Retail Stimulus

In a letter sent to President-elect Barack Obama, the National Retail Federation (NRF) asked for three periods of sales tax-free shopping—to exclude alcohol and tobacco sales—lasting 10 days each in March, July and October 2009 to be added to Obama’s coming economic stimulus package. The trade group estimates that it would save consumers about $20 billion, or $175 per family. The goal, of course, would be to revive consumer confidence and spur spending.

Under NRF proposal, the federal government would use bailout money to reimburse the states for the lost tax revenue. State sales tax rates range from 2.9% to 7.25%, the group said. The five states without a sales tax—Alaska, Delaware, Montana, New Hampshire and Oregon—would also receive money.

The Case for and Against a Retail Stimulus Package

"Without swift, additional Congressional measures, the current economic weakness could worsen, creating a more rapid downward spiral—beyond what economists are predicting for 2009—in the years ahead," the NRF said. In the third quarter, spending by consumers fell 3.7%, the biggest drop in 25 years. The fourth quarter's results are expected to fall even more. What the NRF is really asking for is a short-term stimulus to get people back into the stores. Given the dismal holiday shopping season, that is hardly an unreasonable request but will it work?

The sad fact is that the culture of conspicuous consumption that has gone. Sad but true, people are not buying the way they did a year ago and that has hit the retail sector hard—every bit as hard as it hit the automotive sector and since consumer spending is the engine that drives all economies, that has folks scared. They are not buying because they read the news and their confidence in their own employment is shaken. They are not buying because they feel that they need it for basics like energy, food, house payments, school clothes and gas. By comparison, that 52” flat-screen can wait. They are not buying because if they are lucky enough to have work, they don’t see themselves getting a raise or bonus while they do expect to pay more for healthcare.

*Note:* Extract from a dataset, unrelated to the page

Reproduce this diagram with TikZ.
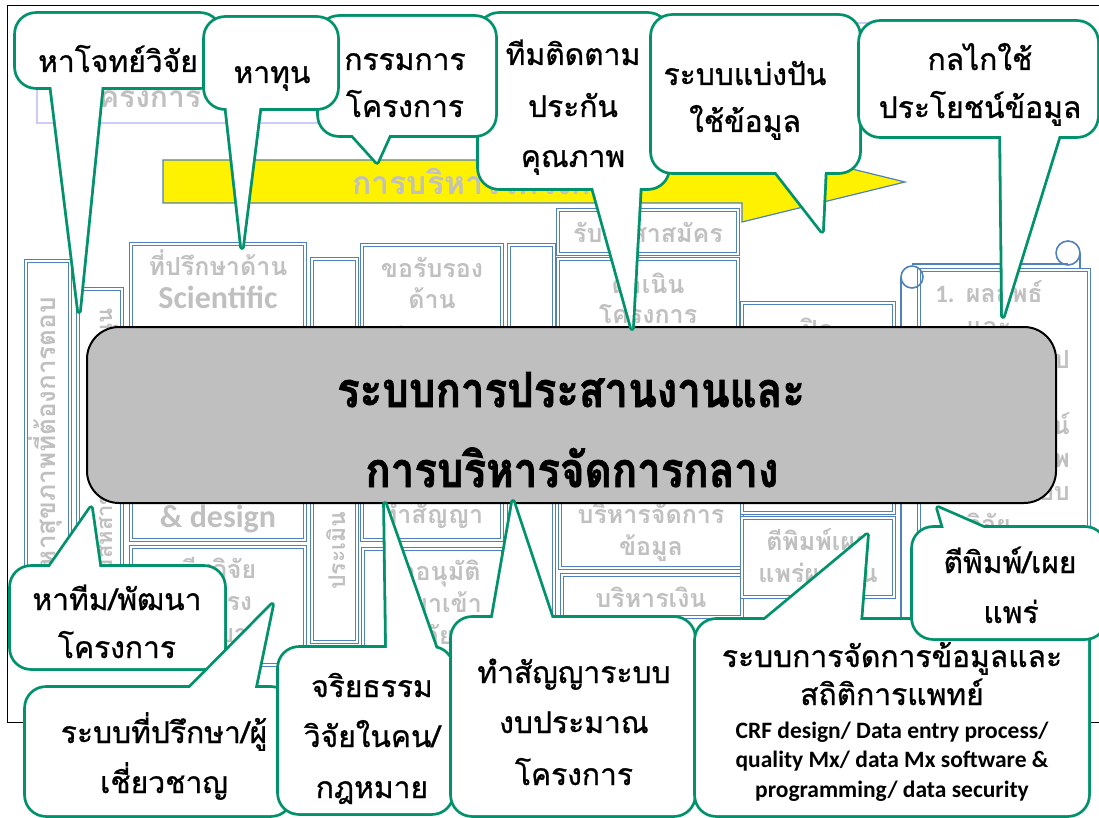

At what point does a 10-day break in sales tax ease any of these concerns? At what point does it put people back to work? At what point does a short-term solution bring lasting prosperity back to America?

A Lesson in History

We have been throwing money at the economy for a while now, hoping against hope that by dumping enough greenbacks down the hole, we will eventually fill it up. Treasury Secretary Paulson has promised to keep printing money until it works. A look at history will show this to be a frightening idea.

When confronted with their own economic woes, the Roman Empire in the Third Century hit upon much the same strategy. They recalled the silver and gold coins in circulation and they melted them down, added more base metals and then restruck the coins. Now, each coin had less precious metal and, in spite of what the Empire decreed as to their worth, the people knew better and that led to runaway inflation. In fact, it got so bad that the Empire refused to accept its own money for the payment of taxes, a final acknowledgement that the money was, after all, worthless. This led to Diocletian’s Edict of Maximum Prices, which was an early attempt at a state-controlled economy in that it set a maximum price for everything that could be bought or sold in the Roman Empire. If you charged more, you were executed—a far cry from the Federal Reserve nudging interest rates up and down. The Edict was a failure and Europe found itself essentially demonetarized until the Carolingians of the Eighth and Ninth Centuries.

So if throwing money at economic woes doesn’t work, what would? History also guides us, with many examples of entrepreneurs flourishing when the State stood back, or even took on an encouraging role, with sensible regulation to curb excess and criminality—something woefully lacking during the last twenty years. Venice, Hong Kong, Singapore, Tokyo, Istanbul, New York, Pittsburgh, Chicago are all examples of highly prosperous places that worked as long as people understood that the key to prosperity is not artificial stimulation or heavy-handed control, which we have all witnessed as being useless; but the freedom to work and innovate and compete.

The Bottom Line

There is one thing that occurs to me with all this tax money floating around, all these stimulus checks being sent to taxpayers, and this tax holiday proposal on the table. That one thing is this: If putting all this money into the economy is a good thing, if letting us off the hook for sales taxes is a good thing, if sending us our own tax money back is a good thing, then folks, we are paying too much in taxes in the first place and I think, if we want to stimulate our economy, that is the place to start.